The Bi Metallic Building, home of the Oasis Rooms, began its existence in 1895 as a hotel and saloon. At that time, Wallace was largely a cedar swamp, a fact attested to by stumps visible in a crawl space under the building’s northern end.

 Burnt cedar stump - a casualty of the 1910 fire - still visible in the crawl space under the Bi Metallic Building


The Bi Metallic is one of few structures in Wallace to survive the famous 1910 fire. Of particular interest are its mosaic-sized floor tiles, imported from China and laid one by one in a simple pattern.

It is uncertain when the Bi Metallic Saloon/Hotel became the Oasis Rooms. In the world’s richest silver mining district, at a time when the men outnumbered the women nearly 200 to 1, one business may simply have become more profitable that the other.
The Oasis was hardly a unique establishment, being one of five such brothels along the town’s main street. Each business sported a neon sign advertising “rooms”—one wonders how many unwary travelers had to be told that these particular rooms were hardly places to rest!
For years the brothels operated without hindrance, until in 1973 a Boise Statesman article charged that a politician had agreed to go easy on law enforcement in North Idaho in exchange for a $25,000 campaign contribution.
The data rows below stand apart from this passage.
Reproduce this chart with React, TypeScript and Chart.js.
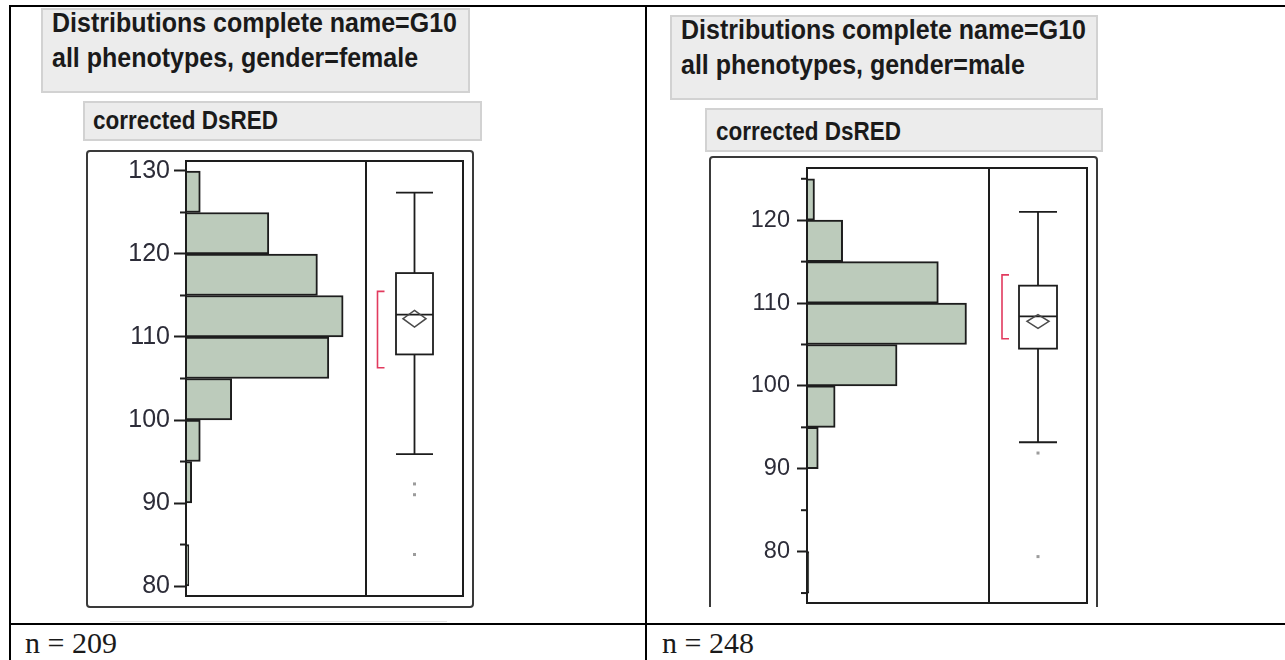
import React, { useEffect, useRef } from "react";
import { Chart, registerables } from "chart.js";

Chart.register(...registerables);

// ---- corrected DsRED, complete name = G10 ----
// Histogram: centres of the 5-unit bins and their counts
const femaleBinCenters = [127.5, 122.5, 117.5, 112.5, 107.5, 102.5, 97.5, 92.5, 87.5, 82.5];
const femaleCounts = [5, 29, 46, 55, 50, 16, 5, 2, 0, 1];
const maleBinCenters = [122.5, 117.5, 112.5, 107.5, 102.5, 97.5, 92.5, 87.5, 82.5, 77.5];
const maleCounts = [4, 19, 70, 85, 48, 15, 6, 0, 0, 1];

// Outlier box plot: [lower whisker, Q1, median, Q3, upper whisker]
const femaleBox = [95.9, 107.9, 112.7, 117.7, 127.4];
const maleBox = [93.2, 104.5, 108.4, 112.1, 121.0];
// Mean confidence diamond: [lower 95%, mean, upper 95%]
const femaleMeanCI = [111.2, 112.2, 113.2];
const maleMeanCI = [106.95, 107.8, 108.6];
// Shortest half bracket: [low, high]
const femaleShortestHalf = [106.3, 115.5];
const maleShortestHalf = [105.7, 113.4];
// Points beyond the whiskers
const femaleOutliers = [92.3, 91.0, 83.8];
const maleOutliers = [91.9, 79.4];

// Axis ranges and histogram column extent (in counts)
const femaleRange = [78.8, 131.2];
const maleRange = [73.8, 126.3];
const femaleHistSpan = 63;
const maleHistSpan = 97;
const majorStep = 10;
const minorStep = 5;

const sampleSizes = [209, 248];
const femaleTitle = ["Distributions complete name=G10", "all phenotypes, gender=female"];
const maleTitle = ["Distributions complete name=G10", "all phenotypes, gender=male"];
const variableName = "corrected DsRED";

type Panel = {
  centers: number[];
  counts: number[];
  box: number[];
  meanCI: number[];
  shortestHalf: number[];
  outliers: number[];
  range: number[];
  histSpan: number;
  canvas: { left: number; top: number; width: number; height: number };
  pad: { left: number; right: number; top: number; bottom: number };
  histFraction: number;
  axisWidth: number;
  tickLength: number;
  tickPadding: number;
  fontSize: number;
  frame: { l: number; t: number; r: number; b: number; closed: boolean };
  boxWidth: number;
  diamondWidth: number;
  bracketOffset: number;
};

const panels: Panel[] = [
  {
    centers: femaleBinCenters,
    counts: femaleCounts,
    box: femaleBox,
    meanCI: femaleMeanCI,
    shortestHalf: femaleShortestHalf,
    outliers: femaleOutliers,
    range: femaleRange,
    histSpan: femaleHistSpan,
    canvas: { left: 80, top: 145, width: 400, height: 470 },
    pad: { left: 6, right: 17, top: 16, bottom: 19 },
    histFraction: 180 / 277,
    axisWidth: 100,
    tickLength: 12,
    tickPadding: 4,
    fontSize: 25,
    frame: { l: 99, t: 10, r: 10, b: 11, closed: true },
    boxWidth: 37,
    diamondWidth: 23,
    bracketOffset: 37,
  },
  {
    centers: maleBinCenters,
    counts: maleCounts,
    box: maleBox,
    meanCI: maleMeanCI,
    shortestHalf: maleShortestHalf,
    outliers: maleOutliers,
    range: maleRange,
    histSpan: maleHistSpan,
    canvas: { left: 700, top: 150, width: 400, height: 460 },
    pad: { left: 7, right: 13, top: 18, bottom: 7 },
    histFraction: 182 / 280,
    axisWidth: 100,
    tickLength: 10,
    tickPadding: 7,
    fontSize: 23.5,
    frame: { l: 97, t: 11, r: 10, b: 4, closed: false },
    boxWidth: 38,
    diamondWidth: 22,
    bracketOffset: 36,
  },
];

const INK = "#1d1d1d";

function overlayPlugin(p: Panel) {
  return {
    id: "distributionOverlay",
    afterDatasetsDraw(chart: any) {
      const { ctx, chartArea: a, scales } = chart;
      const x = scales.x;
      const y = scales.y;
      const divX = x.getPixelForValue(p.histSpan);
      ctx.save();

      // outer report frame
      const f = p.frame;
      ctx.strokeStyle = "#3a3a3a";
      ctx.lineWidth = 2;
      ctx.beginPath();
      const ol = a.left - f.l;
      const ot = a.top - f.t;
      const or = a.right + f.r;
      const ob = a.bottom + f.b;
      if (f.closed) {
        ctx.roundRect(ol, ot, or - ol, ob - ot, 3);
      } else {
        ctx.moveTo(ol, ob);
        ctx.lineTo(ol, ot + 3);
        ctx.quadraticCurveTo(ol, ot, ol + 3, ot);
        ctx.lineTo(or - 3, ot);
        ctx.quadraticCurveTo(or, ot, or, ot + 3);
        ctx.lineTo(or, ob);
      }
      ctx.stroke();

      // plot frame and column divider
      ctx.strokeStyle = INK;
      ctx.lineWidth = 2;
      ctx.strokeRect(a.left, a.top, a.right - a.left, a.bottom - a.top);
      ctx.beginPath();
      ctx.moveTo(divX, a.top);
      ctx.lineTo(divX, a.bottom);
      ctx.stroke();

      // minor ticks
      ctx.lineWidth = 2;
      for (let v = Math.ceil(y.min / minorStep) * minorStep; v <= y.max; v += minorStep) {
        if (v % majorStep === 0) continue;
        const py = y.getPixelForValue(v);
        ctx.beginPath();
        ctx.moveTo(a.left - 6, py);
        ctx.lineTo(a.left, py);
        ctx.stroke();
      }

      // outlier box plot
      const cx = (divX + a.right) / 2;
      const [wLo, q1, med, q3, wHi] = p.box.map((v) => y.getPixelForValue(v));
      const hw = p.boxWidth / 2;
      ctx.strokeStyle = INK;
      ctx.lineWidth = 1.8;
      ctx.beginPath();
      ctx.moveTo(cx, wHi);
      ctx.lineTo(cx, q3);
      ctx.moveTo(cx, q1);
      ctx.lineTo(cx, wLo);
      ctx.moveTo(cx - hw, wHi);
      ctx.lineTo(cx + hw, wHi);
      ctx.moveTo(cx - hw, wLo);
      ctx.lineTo(cx + hw, wLo);
      ctx.stroke();
      ctx.fillStyle = "#ffffff";
      ctx.fillRect(cx - hw, q3, p.boxWidth, q1 - q3);
      ctx.strokeRect(cx - hw, q3, p.boxWidth, q1 - q3);
      ctx.beginPath();
      ctx.moveTo(cx - hw, med);
      ctx.lineTo(cx + hw, med);
      ctx.stroke();

      // mean diamond
      const [ciLo, mean, ciHi] = p.meanCI.map((v) => y.getPixelForValue(v));
      const dw = p.diamondWidth / 2;
      ctx.strokeStyle = "#4a4a4a";
      ctx.lineWidth = 1.5;
      ctx.beginPath();
      ctx.moveTo(cx, ciHi);
      ctx.lineTo(cx + dw, mean);
      ctx.lineTo(cx, ciLo);
      ctx.lineTo(cx - dw, mean);
      ctx.closePath();
      ctx.stroke();

      // shortest half bracket
      const bx = cx - p.bracketOffset;
      const sLo = y.getPixelForValue(p.shortestHalf[0]);
      const sHi = y.getPixelForValue(p.shortestHalf[1]);
      ctx.strokeStyle = "#e23a5e";
      ctx.lineWidth = 1.6;
      ctx.beginPath();
      ctx.moveTo(bx + 7, sHi);
      ctx.lineTo(bx, sHi);
      ctx.lineTo(bx, sLo);
      ctx.lineTo(bx + 7, sLo);
      ctx.stroke();

      // outlying points
      ctx.fillStyle = "#9c9c9c";
      for (const v of p.outliers) {
        const py = y.getPixelForValue(v);
        ctx.fillRect(cx - 1.5, py - 1.5, 3, 3);
      }
      ctx.restore();
    },
  };
}

function DistributionPanel({ p }: { p: Panel }) {
  const ref = useRef<HTMLCanvasElement | null>(null);
  useEffect(() => {
    if (!ref.current) return;
    const xMax = p.histSpan / p.histFraction;
    const chart = new Chart(ref.current, {
      type: "bar",
      data: {
        datasets: [
          {
            data: p.centers.map((c, i) => ({ x: p.counts[i], y: c })),
            backgroundColor: "#bccbbb",
            borderColor: INK,
            borderWidth: 2,
            borderSkipped: "start",
            barPercentage: 1,
            categoryPercentage: 1,
          } as any,
        ],
      },
      options: {
        indexAxis: "y",
        animation: false,
        responsive: false,
        maintainAspectRatio: false,
        events: [],
        layout: { padding: p.pad },
        plugins: { legend: { display: false }, tooltip: { enabled: false } },
        scales: {
          x: { type: "linear", display: false, min: 0, max: xMax, offset: false },
          y: {
            type: "linear",
            min: p.range[0],
            max: p.range[1],
            offset: false,
            afterFit: (s: any) => {
              s.width = p.axisWidth;
              s.paddingTop = 0;
              s.paddingBottom = 0;
            },
            border: { display: false },
            grid: {
              offset: false,
              drawOnChartArea: false,
              drawTicks: true,
              tickLength: p.tickLength,
              tickWidth: 2,
              tickColor: INK,
            },
            ticks: {
              stepSize: majorStep,
              includeBounds: false,
              padding: p.tickPadding,
              color: "#2c2c38",
              font: { family: '"Liberation Sans", Arial, sans-serif', size: p.fontSize },
            },
          },
        },
      } as any,
      plugins: [overlayPlugin(p)],
    });
    return () => chart.destroy();
  }, [p]);
  return (
    <canvas
      ref={ref}
      width={p.canvas.width}
      height={p.canvas.height}
      style={{
        position: "absolute",
        left: p.canvas.left,
        top: p.canvas.top,
        width: p.canvas.width,
        height: p.canvas.height,
      }}
    />
  );
}

const SANS = '"Liberation Sans", Arial, sans-serif';
const SERIF = '"Liberation Serif", "Times New Roman", serif';

function Text({ x, baseline, size, family, bold, stretch = 1, children }: any) {
  const k = family === SERIF ? 0.8375 : 0.8465;
  return (
    <div
      style={{
        position: "absolute",
        left: x,
        top: baseline - k * size,
        height: size,
        fontFamily: family,
        fontSize: size,
        fontWeight: bold ? 700 : 400,
        lineHeight: 1,
        whiteSpace: "nowrap",
        color: "#1a1a1a",
        transform: stretch !== 1 ? `scaleY(${stretch})` : undefined,
        transformOrigin: `0 ${k * size}px`,
      }}
    >
      {children}
    </div>
  );
}

function Box({ x, y, w, h }: any) {
  return (
    <div
      style={{
        position: "absolute",
        left: x,
        top: y,
        width: w,
        height: h,
        background: "#ececec",
        border: "2px solid #d2d2d2",
        boxSizing: "border-box",
      }}
    />
  );
}

function Rule({ x, y, w, h, c = "#000" }: any) {
  return <div style={{ position: "absolute", left: x, top: y, width: w, height: h, background: c }} />;
}

export default function App() {
  return (
    <div
      style={{
        position: "absolute",
        left: 0,
        top: 0,
        width: 1285,
        height: 660,
        background: "#fff",
        overflow: "hidden",
      }}
    >
      {/* table rules */}
      <Rule x={10} y={5} w={1275} h={1.5} />
      <Rule x={583} y={4.5} w={73} h={2.5} />
      <Rule x={1214} y={4.5} w={71} h={2.5} />
      <Rule x={9} y={5} w={2} h={655} />
      <Rule x={645} y={5} w={2} h={655} />
      <Rule x={9} y={623} w={1276} h={2} />
      <Rule x={110} y={620.5} w={337} h={1} c="#e2e2e2" />

      {/* female column headers */}
      <Box x={41} y={8} w={429} h={85} />
      <Text x={52} baseline={32} size={25} family={SANS} bold stretch={1.07}>
        {femaleTitle[0]}
      </Text>
      <Text x={52} baseline={67} size={25} family={SANS} bold stretch={1.07}>
        {femaleTitle[1]}
      </Text>
      <Box x={83} y={101} w={399} h={40} />
      <Text x={93} baseline={130} size={22.5} family={SANS} bold stretch={1.12}>
        {variableName}
      </Text>

      {/* male column headers */}
      <Box x={670} y={15} w={428} h={85} />
      <Text x={681} baseline={39} size={25} family={SANS} bold stretch={1.07}>
        {maleTitle[0]}
      </Text>
      <Text x={681} baseline={74} size={25} family={SANS} bold stretch={1.07}>
        {maleTitle[1]}
      </Text>
      <Box x={705} y={108} w={398} h={44} />
      <Text x={716} baseline={141} size={22.5} family={SANS} bold stretch={1.12}>
        {variableName}
      </Text>

      <DistributionPanel p={panels[0]} />
      <DistributionPanel p={panels[1]} />

      <Text x={25} baseline={653} size={30} family={SERIF}>
        {`n = ${sampleSizes[0]}`}
      </Text>
      <Text x={662} baseline={653} size={30} family={SERIF}>
        {`n = ${sampleSizes[1]}`}
      </Text>
    </div>
  );
}
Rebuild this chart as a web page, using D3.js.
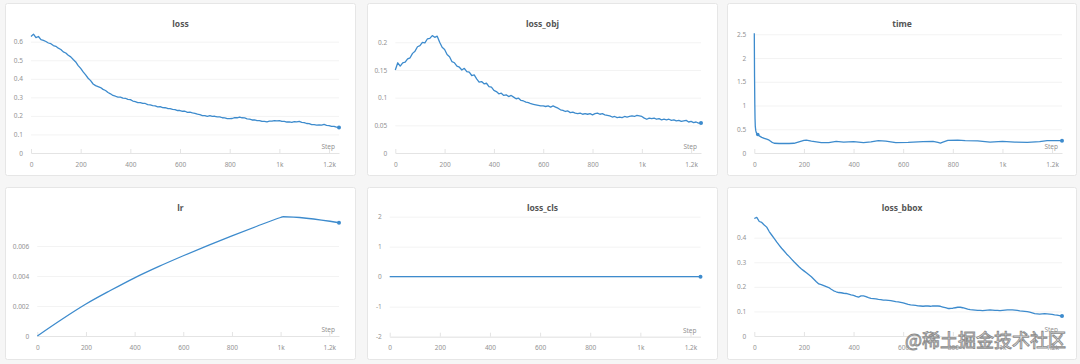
<!DOCTYPE html>
<html><head><meta charset="utf-8">
<script src="https://cdn.jsdelivr.net/npm/d3@7"></script>
<style>body{margin:0;background:#f6f6f6}svg{display:block}</style>
</head><body><svg id="c" width="1080" height="364"></svg>
<script>
// ---------- data ----------
const steps10 = [0,10,20,30,40,50,60,70,80,90,100,110,120,130,140,150,160,170,180,190,
 200,210,220,230,240,250,260,270,280,290,300,310,320,330,340,350,360,370,380,390,
 400,410,420,430,440,450,460,470,480,490,500,510,520,530,540,550,560,570,580,590,
 600,610,620,630,640,650,660,670,680,690,700,710,720,730,740,750,760,770,780,790,
 800,810,820,830,840,850,860,870,880,890,900,910,920,930,940,950,960,970,980,990,
 1000,1010,1020,1030,1040,1050,1060,1070,1080,1090,1100,1110,1120,1130,1140,1150,1160,1170,1180,1190,
 1200,1210,1220,1230,1240];

const lossValues = [
 0.628,0.641,0.622,0.628,0.611,0.607,0.601,0.593,0.589,0.579,
 0.575,0.565,0.558,0.545,0.539,0.527,0.518,0.504,0.491,0.471,
 0.456,0.437,0.421,0.403,0.390,0.372,0.363,0.358,0.353,0.343,
 0.337,0.326,0.319,0.310,0.306,0.301,0.301,0.296,0.295,0.289,
 0.288,0.280,0.277,0.272,0.272,0.267,0.267,0.261,0.259,0.255,
 0.254,0.249,0.250,0.245,0.244,0.240,0.239,0.235,0.234,0.229,
 0.229,0.225,0.225,0.219,0.220,0.216,0.214,0.209,0.207,0.202,
 0.202,0.198,0.201,0.197,0.198,0.195,0.195,0.190,0.189,0.185,
 0.185,0.186,0.191,0.190,0.194,0.190,0.189,0.184,0.183,0.178,
 0.179,0.175,0.175,0.170,0.171,0.168,0.172,0.172,0.175,0.173,
 0.174,0.170,0.171,0.167,0.168,0.165,0.169,0.168,0.170,0.165,
 0.164,0.159,0.158,0.153,0.153,0.150,0.151,0.150,0.154,0.149,
 0.148,0.144,0.144,0.139,0.137];

const lossObjValues = [
 0.150,0.163,0.157,0.163,0.164,0.170,0.172,0.180,0.184,0.192,
 0.194,0.200,0.199,0.206,0.207,0.212,0.209,0.211,0.200,0.191,
 0.187,0.178,0.174,0.165,0.163,0.157,0.155,0.150,0.153,0.147,
 0.146,0.140,0.141,0.134,0.128,0.129,0.125,0.126,0.120,0.119,
 0.113,0.111,0.107,0.108,0.104,0.105,0.102,0.104,0.101,0.098,
 0.099,0.095,0.094,0.092,0.091,0.089,0.088,0.087,0.086,0.085,
 0.085,0.084,0.085,0.083,0.085,0.083,0.081,0.078,0.077,0.075,
 0.076,0.073,0.074,0.072,0.071,0.072,0.070,0.071,0.070,0.071,
 0.069,0.071,0.072,0.070,0.071,0.069,0.068,0.067,0.065,0.066,
 0.064,0.065,0.064,0.066,0.065,0.066,0.067,0.066,0.068,0.067,
 0.066,0.063,0.061,0.063,0.062,0.063,0.061,0.062,0.060,0.061,
 0.060,0.061,0.059,0.060,0.058,0.059,0.057,0.058,0.059,0.056,
 0.057,0.055,0.056,0.054,0.054];

const lossBboxValues = [
 0.478,0.483,0.466,0.462,0.452,0.443,0.425,0.411,0.397,0.383,
 0.370,0.357,0.346,0.334,0.324,0.313,0.302,0.292,0.282,0.273,
 0.265,0.257,0.249,0.241,0.231,0.221,0.212,0.209,0.205,0.201,
 0.197,0.190,0.184,0.180,0.177,0.176,0.174,0.173,0.170,0.167,
 0.165,0.161,0.158,0.163,0.163,0.160,0.156,0.153,0.152,0.151,
 0.149,0.148,0.146,0.146,0.145,0.144,0.142,0.140,0.139,0.137,
 0.135,0.132,0.129,0.127,0.126,0.125,0.123,0.122,0.121,0.122,
 0.122,0.121,0.123,0.122,0.122,0.121,0.118,0.115,0.112,0.112,
 0.113,0.115,0.117,0.117,0.115,0.112,0.109,0.107,0.106,0.105,
 0.104,0.104,0.103,0.104,0.105,0.106,0.105,0.104,0.104,0.103,
 0.104,0.105,0.106,0.106,0.106,0.105,0.104,0.102,0.101,0.100,
 0.099,0.097,0.094,0.091,0.090,0.089,0.090,0.091,0.090,0.089,
 0.088,0.086,0.085,0.083,0.081];

const timeSteps = [0,1,2,3,4,6,8,10,14,20,30,40,50,60,70,80,100,120,140,160,
 180,200,210,230,250,270,300,330,360,400,440,470,500,530,570,620,680,720,740,750,
 760,780,820,850,900,950,1000,1050,1100,1150,1180,1240];
const timeValues = [2.52,1.60,1.05,0.72,0.56,0.47,0.43,0.41,0.39,0.36,0.33,0.31,0.29,0.27,0.23,0.205,0.2,0.2,0.2,0.205,
 0.235,0.265,0.27,0.25,0.235,0.22,0.22,0.245,0.23,0.24,0.22,0.235,0.26,0.25,0.22,0.225,0.24,0.245,0.225,0.21,
 0.23,0.265,0.27,0.26,0.255,0.23,0.245,0.23,0.225,0.24,0.26,0.26];
const timeMarkerStep = 14;

const lrSteps = [0,100,200,300,400,500,600,700,800,900,1000,1010,1240];
const lrValues = [0,0.00110,0.00213,0.00303,0.00388,0.00464,0.00535,0.00603,0.00668,0.00730,0.00790,0.00795,0.00755];

const clsSteps = [0,1240];
const clsValues = [0,0];

const xTickValues = [0,200,400,600,800,1000,1200];
const xTickLabels = ["0","200","400","600","800","1k","1.2k"];

const lossTicks = [0,0.1,0.2,0.3,0.4,0.5,0.6];
const lossTickLabels = ["0","0.1","0.2","0.3","0.4","0.5","0.6"];
const objTicks = [0,0.05,0.1,0.15,0.2];
const objTickLabels = ["0","0.05","0.1","0.15","0.2"];
const timeTicks = [0,0.5,1,1.5,2,2.5];
const timeTickLabels = ["0","0.5","1","1.5","2","2.5"];
const lrTicks = [0,0.002,0.004,0.006];
const lrTickLabels = ["0","0.002","0.004","0.006"];
const clsTicks = [-2,-1,0,1,2];
const clsTickLabels = ["-2","-1","0","1","2"];
const bboxTicks = [0,0.1,0.2,0.3,0.4];
const bboxTickLabels = ["0","0.1","0.2","0.3","0.4"];

const titles = ["loss","loss_obj","time","lr","loss_cls","loss_bbox"];
const xAxisName = "Step";
const watermark = "@稀土掘金技术社区";

// ---------- layout ----------
const panels = [
 {title:titles[0], xs:steps10, ys:lossValues, ticks:lossTicks, labels:lossTickLabels,
  card:[5,3,351,173], xr:[31,339], yd:[0,0.6], yr:[153,41.7], axisV:0},
 {title:titles[1], xs:steps10, ys:lossObjValues, ticks:objTicks, labels:objTickLabels,
  card:[367,3,351,173], xr:[395.3,701], yd:[0,0.2], yr:[153,42.3], axisV:0},
 {title:titles[2], xs:timeSteps, ys:timeValues, ticks:timeTicks, labels:timeTickLabels,
  card:[727,3,350,173], xr:[754.3,1062], yd:[0,2.5], yr:[153,34.3], axisV:0, marker:timeMarkerStep},
 {title:titles[3], xs:lrSteps, ys:lrValues, ticks:lrTicks, labels:lrTickLabels,
  card:[5,187,351,173], xr:[37.3,339], yd:[0,0.006], yr:[336,246], axisV:0, smooth:true},
 {title:titles[4], xs:clsSteps, ys:clsValues, ticks:clsTicks, labels:clsTickLabels,
  card:[367,187,351,173], xr:[389.7,700.5], yd:[-2,2], yr:[336.7,216.7], axisV:-2},
 {title:titles[5], xs:steps10, ys:lossBboxValues, ticks:bboxTicks, labels:bboxTickLabels,
  card:[727,187,350,173], xr:[754.3,1062], yd:[0,0.4], yr:[336,237.7], axisV:0}
];

const FONT = "'Noto Sans', 'DejaVu Sans', sans-serif";
const LINE = "#3d8bcd";
const LABEL = "#939393";
const svg = d3.select("#c");
svg.append("rect").attr("width",1080).attr("height",364).attr("fill","#f6f6f6");

panels.forEach(p => {
  const [cx,cy,cw,ch] = p.card;
  const g = svg.append("g");
  g.append("rect").attr("x",cx+0.5).attr("y",cy+0.5).attr("width",cw-1).attr("height",ch-1)
    .attr("rx",2).attr("fill","#fff").attr("stroke","#e6e6e6");

  const x = d3.scaleLinear().domain([0,1240]).range(p.xr);
  const y = d3.scaleLinear().domain(p.yd).range(p.yr);
  const w = p.xr[1]-p.xr[0];

  // y axis + grid
  const ya = g.append("g").attr("transform",`translate(${p.xr[0]},0)`).style("color",LABEL)
    .call(d3.axisLeft(y).tickValues(p.ticks).tickFormat((d,i)=>p.labels[i])
      .tickSizeInner(-w).tickSizeOuter(0).tickPadding(8));
  ya.select(".domain").remove();
  ya.selectAll(".tick line").attr("stroke","#f3f3f3");
  ya.selectAll(".tick text").attr("fill",LABEL).attr("font-size","6.5px").attr("font-family",FONT);

  // x axis
  const ax = y(p.axisV);
  const xa = g.append("g").attr("transform",`translate(0,${ax})`).style("color",LABEL)
    .call(d3.axisBottom(x).tickValues(xTickValues).tickFormat((d,i)=>xTickLabels[i])
      .tickSizeInner(-4).tickSizeOuter(0).tickPadding(9));
  xa.select(".domain").attr("stroke","#e4e4e4");
  xa.selectAll(".tick line").attr("stroke","#e4e4e4");
  xa.selectAll(".tick text").attr("fill",LABEL).attr("font-size","6.5px").attr("font-family",FONT);

  g.append("text").attr("x",p.xr[1]-4).attr("y",ax-4).attr("text-anchor","end")
    .attr("font-size","6.5px").attr("font-family",FONT).attr("fill",LABEL).text(xAxisName);

  // title
  g.append("text").attr("x",cx+cw/2).attr("y",cy+24).attr("text-anchor","middle")
    .attr("font-size","8.5px").attr("font-weight","bold").attr("font-family",FONT)
    .attr("fill","#555").text(p.title);

  // line
  const pts = p.xs.map((s,i)=>[s,p.ys[i]]);
  const lineGen = d3.line().x(d=>x(d[0])).y(d=>y(d[1]));
  if (p.smooth) lineGen.curve(d3.curveMonotoneX);
  g.append("path").datum(pts)
    .attr("d", lineGen)
    .attr("fill","none").attr("stroke",LINE).attr("stroke-width",1.3).attr("stroke-linejoin","round");
  const last = pts[pts.length-1];
  g.append("circle").attr("cx",x(last[0])).attr("cy",y(last[1])).attr("r",2).attr("fill",LINE);
  if (p.marker !== undefined) {
    const m = pts.find(d=>d[0]===p.marker);
    g.append("circle").attr("cx",x(m[0])).attr("cy",y(m[1])).attr("r",1.8).attr("fill",LINE);
  }
});

// watermark (overlays the bottom-right panel, as in the reference)
svg.append("text").attr("x",905).attr("y",347).attr("font-size","18px")
  .attr("font-family","'Noto Sans CJK SC', sans-serif")
  .attr("fill","rgba(255,255,255,0.85)").attr("stroke","#8c8c8c").attr("stroke-width",0.9)
  .text(watermark);
</script></body></html>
By the time the article was in print, Wallace’s brothels were closed. But not unmourned. At halftime during a University of Idaho football game, students unfurled a 40-foot-long banner bearing the plea: “Give Wallace Back Its Houses.”

The Lux Rooms, the Jade Rooms, the Arment Rooms, and the U & I Rooms no longer exist. Only the Oasis Rooms have been preserved just as they were.